**What you are asked to do:**
Pull out every line with the word "that" from the entries below.

**Raw data:**
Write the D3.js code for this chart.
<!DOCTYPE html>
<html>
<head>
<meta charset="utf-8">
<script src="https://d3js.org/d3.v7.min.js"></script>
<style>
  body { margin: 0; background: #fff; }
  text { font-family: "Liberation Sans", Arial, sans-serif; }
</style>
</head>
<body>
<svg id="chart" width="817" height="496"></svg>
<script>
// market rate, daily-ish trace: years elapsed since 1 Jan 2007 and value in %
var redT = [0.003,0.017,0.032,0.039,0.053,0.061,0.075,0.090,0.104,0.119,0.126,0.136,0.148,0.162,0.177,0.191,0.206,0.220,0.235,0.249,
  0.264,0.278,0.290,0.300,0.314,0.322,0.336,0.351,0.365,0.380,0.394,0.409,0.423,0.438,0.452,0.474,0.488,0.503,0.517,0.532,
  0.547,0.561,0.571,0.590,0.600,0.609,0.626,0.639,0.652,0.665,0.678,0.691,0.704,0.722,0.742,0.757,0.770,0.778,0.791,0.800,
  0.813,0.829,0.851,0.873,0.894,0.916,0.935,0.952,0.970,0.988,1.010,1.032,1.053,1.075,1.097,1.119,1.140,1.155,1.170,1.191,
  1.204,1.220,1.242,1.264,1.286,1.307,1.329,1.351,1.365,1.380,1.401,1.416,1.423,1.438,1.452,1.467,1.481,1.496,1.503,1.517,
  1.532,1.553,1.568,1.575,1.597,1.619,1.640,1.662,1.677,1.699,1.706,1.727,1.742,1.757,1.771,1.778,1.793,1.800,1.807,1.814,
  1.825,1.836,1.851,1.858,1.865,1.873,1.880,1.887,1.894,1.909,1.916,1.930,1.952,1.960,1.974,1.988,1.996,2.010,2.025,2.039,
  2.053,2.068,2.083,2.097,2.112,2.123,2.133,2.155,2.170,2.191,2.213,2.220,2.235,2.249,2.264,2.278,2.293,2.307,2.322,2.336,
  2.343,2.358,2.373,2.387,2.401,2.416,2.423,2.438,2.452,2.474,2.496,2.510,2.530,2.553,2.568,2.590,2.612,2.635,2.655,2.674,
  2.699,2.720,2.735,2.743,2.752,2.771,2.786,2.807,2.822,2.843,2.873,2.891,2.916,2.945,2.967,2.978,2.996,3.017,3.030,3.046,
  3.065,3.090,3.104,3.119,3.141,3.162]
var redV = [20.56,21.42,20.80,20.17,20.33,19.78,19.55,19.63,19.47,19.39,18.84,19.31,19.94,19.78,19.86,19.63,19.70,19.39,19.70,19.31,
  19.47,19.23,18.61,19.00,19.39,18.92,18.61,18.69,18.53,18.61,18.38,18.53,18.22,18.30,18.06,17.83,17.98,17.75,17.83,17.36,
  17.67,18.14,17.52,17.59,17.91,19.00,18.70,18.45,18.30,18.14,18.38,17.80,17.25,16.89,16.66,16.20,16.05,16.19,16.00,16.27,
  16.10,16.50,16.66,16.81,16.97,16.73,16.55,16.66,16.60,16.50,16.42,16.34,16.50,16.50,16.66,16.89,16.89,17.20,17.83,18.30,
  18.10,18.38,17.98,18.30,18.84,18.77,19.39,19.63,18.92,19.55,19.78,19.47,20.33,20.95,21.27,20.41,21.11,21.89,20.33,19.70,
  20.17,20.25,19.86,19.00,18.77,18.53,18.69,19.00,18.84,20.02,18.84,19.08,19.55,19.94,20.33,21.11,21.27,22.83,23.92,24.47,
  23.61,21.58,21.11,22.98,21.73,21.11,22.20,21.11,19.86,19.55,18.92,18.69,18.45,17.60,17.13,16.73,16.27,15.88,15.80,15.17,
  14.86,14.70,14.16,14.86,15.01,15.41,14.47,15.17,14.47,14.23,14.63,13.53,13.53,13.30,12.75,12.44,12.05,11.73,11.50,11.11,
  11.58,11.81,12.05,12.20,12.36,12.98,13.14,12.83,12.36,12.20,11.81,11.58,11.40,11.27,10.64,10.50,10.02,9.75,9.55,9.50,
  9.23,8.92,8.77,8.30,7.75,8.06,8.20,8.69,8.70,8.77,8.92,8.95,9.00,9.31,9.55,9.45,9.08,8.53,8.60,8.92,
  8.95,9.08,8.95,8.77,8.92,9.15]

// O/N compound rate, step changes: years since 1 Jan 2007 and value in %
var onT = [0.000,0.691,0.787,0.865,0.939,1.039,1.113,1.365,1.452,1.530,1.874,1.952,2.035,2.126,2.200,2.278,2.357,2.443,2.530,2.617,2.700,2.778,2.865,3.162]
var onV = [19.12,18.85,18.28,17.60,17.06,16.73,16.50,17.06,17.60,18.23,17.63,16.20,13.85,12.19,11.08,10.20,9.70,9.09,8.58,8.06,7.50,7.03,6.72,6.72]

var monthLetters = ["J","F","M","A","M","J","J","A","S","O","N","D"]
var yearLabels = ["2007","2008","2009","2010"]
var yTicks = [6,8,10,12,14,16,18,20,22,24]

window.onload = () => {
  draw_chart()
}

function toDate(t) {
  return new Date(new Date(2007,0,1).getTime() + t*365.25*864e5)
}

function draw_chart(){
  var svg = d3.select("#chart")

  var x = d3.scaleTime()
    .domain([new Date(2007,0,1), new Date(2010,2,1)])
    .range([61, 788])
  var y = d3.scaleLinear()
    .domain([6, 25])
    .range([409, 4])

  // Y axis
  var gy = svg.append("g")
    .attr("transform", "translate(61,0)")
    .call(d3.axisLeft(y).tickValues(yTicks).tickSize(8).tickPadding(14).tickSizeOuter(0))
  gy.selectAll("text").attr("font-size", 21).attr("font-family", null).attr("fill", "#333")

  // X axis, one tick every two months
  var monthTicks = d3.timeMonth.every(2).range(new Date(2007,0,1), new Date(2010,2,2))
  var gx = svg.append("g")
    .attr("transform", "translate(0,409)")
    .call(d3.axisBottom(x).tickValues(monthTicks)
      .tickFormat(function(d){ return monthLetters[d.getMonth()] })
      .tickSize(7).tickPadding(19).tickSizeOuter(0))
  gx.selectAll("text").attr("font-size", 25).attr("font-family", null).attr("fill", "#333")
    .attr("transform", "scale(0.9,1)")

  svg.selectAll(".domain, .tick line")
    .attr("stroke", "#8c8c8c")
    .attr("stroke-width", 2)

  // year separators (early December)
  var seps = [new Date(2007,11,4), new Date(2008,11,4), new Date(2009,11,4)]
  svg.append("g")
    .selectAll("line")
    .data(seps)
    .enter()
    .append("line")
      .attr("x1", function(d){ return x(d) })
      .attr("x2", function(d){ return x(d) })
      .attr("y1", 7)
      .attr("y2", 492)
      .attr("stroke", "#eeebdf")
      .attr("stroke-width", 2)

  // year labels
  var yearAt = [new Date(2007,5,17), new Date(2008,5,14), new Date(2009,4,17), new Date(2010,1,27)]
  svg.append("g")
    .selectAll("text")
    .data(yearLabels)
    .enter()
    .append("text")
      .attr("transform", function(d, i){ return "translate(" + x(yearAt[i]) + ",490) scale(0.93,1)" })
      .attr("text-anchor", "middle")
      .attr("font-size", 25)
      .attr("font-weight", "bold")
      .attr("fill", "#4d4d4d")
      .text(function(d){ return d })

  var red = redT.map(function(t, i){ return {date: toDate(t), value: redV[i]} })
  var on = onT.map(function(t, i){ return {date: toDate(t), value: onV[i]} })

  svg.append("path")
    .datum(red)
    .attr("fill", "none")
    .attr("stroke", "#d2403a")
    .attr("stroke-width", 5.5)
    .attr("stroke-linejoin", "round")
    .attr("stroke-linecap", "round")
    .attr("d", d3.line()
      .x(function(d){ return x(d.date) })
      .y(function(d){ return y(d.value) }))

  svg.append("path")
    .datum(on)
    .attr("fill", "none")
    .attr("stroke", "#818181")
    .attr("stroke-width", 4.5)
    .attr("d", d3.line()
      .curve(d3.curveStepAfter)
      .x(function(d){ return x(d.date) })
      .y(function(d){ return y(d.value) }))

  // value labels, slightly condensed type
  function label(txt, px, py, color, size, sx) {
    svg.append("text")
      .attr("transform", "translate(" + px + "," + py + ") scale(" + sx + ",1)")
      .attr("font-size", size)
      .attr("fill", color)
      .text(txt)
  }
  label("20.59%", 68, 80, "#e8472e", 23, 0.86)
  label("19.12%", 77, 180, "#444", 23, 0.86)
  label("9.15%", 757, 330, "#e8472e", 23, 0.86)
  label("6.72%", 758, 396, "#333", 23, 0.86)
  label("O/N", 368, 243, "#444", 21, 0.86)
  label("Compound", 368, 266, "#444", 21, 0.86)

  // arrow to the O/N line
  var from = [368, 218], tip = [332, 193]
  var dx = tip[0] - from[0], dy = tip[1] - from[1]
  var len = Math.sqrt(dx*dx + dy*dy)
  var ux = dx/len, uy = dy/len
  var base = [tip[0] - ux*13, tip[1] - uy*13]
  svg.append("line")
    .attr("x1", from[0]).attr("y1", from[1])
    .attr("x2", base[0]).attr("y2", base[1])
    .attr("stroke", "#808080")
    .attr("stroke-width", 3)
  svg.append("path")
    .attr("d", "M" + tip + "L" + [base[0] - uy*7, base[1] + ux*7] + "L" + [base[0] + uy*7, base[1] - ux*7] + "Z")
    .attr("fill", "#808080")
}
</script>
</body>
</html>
--
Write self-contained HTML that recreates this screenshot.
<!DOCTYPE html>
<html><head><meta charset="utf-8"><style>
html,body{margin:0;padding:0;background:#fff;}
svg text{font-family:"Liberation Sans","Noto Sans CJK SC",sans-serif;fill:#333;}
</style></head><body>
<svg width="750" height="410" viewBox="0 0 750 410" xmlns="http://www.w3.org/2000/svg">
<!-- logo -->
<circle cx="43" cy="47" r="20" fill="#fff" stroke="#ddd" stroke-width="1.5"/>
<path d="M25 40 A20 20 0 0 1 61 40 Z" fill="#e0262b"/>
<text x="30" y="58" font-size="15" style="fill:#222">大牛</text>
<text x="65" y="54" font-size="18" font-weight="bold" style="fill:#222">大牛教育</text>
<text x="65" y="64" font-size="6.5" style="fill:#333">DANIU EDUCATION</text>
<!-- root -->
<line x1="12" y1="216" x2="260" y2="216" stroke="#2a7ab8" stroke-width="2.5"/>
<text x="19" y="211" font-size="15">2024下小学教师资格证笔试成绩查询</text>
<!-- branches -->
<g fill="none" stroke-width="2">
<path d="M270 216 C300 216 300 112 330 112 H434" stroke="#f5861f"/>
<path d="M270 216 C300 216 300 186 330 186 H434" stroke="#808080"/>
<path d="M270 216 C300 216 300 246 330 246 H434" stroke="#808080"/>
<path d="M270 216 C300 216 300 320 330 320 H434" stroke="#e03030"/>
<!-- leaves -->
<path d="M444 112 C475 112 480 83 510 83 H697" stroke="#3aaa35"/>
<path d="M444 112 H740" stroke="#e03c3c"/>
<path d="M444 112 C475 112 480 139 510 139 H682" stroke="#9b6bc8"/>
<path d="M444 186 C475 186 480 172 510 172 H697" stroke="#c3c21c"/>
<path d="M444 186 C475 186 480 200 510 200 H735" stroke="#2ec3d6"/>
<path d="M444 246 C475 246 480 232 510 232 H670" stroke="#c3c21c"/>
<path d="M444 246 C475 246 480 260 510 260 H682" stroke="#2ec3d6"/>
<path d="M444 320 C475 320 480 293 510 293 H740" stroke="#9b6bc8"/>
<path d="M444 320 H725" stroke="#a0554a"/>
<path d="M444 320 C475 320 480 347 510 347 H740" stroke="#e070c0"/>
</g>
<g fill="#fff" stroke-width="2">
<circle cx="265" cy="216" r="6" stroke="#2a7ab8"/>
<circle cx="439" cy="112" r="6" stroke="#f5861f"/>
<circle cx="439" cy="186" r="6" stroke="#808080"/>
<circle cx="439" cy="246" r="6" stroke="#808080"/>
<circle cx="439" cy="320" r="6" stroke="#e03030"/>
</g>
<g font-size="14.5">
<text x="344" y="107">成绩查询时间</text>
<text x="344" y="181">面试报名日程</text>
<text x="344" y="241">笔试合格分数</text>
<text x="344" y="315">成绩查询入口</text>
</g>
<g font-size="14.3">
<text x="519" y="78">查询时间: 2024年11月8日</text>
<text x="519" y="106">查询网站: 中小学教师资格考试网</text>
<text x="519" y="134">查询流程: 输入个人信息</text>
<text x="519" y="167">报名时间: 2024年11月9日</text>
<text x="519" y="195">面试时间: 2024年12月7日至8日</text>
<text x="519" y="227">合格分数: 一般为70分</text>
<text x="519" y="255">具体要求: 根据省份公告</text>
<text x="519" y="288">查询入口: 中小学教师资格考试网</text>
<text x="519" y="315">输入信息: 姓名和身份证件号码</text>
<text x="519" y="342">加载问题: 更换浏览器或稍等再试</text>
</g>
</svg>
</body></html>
...
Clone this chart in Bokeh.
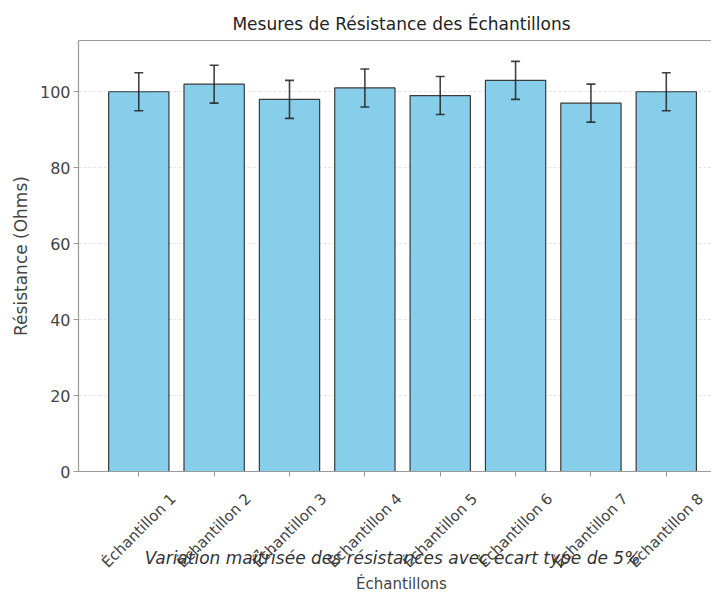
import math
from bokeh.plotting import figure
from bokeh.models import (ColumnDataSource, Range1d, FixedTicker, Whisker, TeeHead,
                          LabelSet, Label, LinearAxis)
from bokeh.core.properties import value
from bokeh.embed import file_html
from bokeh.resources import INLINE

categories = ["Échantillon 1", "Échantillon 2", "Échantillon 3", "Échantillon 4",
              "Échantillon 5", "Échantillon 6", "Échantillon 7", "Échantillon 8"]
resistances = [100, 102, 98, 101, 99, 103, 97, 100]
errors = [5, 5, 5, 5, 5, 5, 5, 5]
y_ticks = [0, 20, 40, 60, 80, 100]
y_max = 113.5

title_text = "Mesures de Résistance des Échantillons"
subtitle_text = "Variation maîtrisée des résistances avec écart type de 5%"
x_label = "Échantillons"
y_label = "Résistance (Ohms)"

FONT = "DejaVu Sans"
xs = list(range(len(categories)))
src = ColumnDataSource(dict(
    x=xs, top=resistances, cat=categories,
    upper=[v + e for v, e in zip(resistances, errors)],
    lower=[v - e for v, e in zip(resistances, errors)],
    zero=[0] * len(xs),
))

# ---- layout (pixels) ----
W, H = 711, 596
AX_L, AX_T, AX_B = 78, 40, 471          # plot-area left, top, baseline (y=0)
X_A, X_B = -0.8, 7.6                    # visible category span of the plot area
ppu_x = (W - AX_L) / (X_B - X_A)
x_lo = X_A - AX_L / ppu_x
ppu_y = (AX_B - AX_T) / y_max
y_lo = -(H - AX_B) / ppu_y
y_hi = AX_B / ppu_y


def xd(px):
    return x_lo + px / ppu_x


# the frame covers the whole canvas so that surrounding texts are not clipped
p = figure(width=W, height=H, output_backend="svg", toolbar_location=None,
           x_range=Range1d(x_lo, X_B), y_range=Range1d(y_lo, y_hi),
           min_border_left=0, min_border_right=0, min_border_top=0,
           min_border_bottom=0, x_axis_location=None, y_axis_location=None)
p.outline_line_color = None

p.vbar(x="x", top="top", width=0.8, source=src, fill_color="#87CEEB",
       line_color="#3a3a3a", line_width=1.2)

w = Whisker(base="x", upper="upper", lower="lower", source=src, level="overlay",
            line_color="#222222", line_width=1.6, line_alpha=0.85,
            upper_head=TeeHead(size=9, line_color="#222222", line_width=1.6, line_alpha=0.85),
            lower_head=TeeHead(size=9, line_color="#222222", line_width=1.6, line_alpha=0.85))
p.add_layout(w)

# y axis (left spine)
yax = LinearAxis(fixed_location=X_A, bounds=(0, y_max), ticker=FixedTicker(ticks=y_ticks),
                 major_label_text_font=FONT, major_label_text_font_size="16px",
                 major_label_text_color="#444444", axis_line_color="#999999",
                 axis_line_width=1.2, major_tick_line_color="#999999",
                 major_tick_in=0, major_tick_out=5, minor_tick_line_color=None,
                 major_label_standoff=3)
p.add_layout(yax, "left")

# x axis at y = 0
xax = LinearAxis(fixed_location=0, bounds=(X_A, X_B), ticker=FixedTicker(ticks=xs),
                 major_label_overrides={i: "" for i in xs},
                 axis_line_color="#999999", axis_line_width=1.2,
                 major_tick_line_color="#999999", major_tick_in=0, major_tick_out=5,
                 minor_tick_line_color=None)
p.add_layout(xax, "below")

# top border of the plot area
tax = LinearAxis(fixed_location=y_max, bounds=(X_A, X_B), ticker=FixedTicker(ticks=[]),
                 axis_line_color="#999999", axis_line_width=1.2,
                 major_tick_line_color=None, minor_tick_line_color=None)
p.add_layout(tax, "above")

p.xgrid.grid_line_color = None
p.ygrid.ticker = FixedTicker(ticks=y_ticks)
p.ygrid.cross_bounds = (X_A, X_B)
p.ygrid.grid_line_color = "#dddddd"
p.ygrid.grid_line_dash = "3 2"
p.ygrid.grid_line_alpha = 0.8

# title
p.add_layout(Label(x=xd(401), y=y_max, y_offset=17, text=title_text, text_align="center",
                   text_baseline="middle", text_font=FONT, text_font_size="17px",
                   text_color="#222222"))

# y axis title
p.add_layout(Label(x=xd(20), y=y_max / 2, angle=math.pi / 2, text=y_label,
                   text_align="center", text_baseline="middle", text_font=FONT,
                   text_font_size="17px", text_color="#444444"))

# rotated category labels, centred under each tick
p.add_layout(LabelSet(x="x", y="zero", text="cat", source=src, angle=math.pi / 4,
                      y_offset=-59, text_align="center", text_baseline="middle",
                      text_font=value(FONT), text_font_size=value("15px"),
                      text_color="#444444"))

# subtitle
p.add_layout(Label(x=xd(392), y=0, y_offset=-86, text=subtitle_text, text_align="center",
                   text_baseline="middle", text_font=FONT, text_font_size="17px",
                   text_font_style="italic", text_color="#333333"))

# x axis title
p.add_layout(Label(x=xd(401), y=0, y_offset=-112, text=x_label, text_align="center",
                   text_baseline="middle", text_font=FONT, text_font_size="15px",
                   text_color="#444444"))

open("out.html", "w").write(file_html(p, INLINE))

**Exercise output:**
Write self-contained HTML that recreates this screenshot.
# the frame covers the whole canvas so that surrounding texts are not clipped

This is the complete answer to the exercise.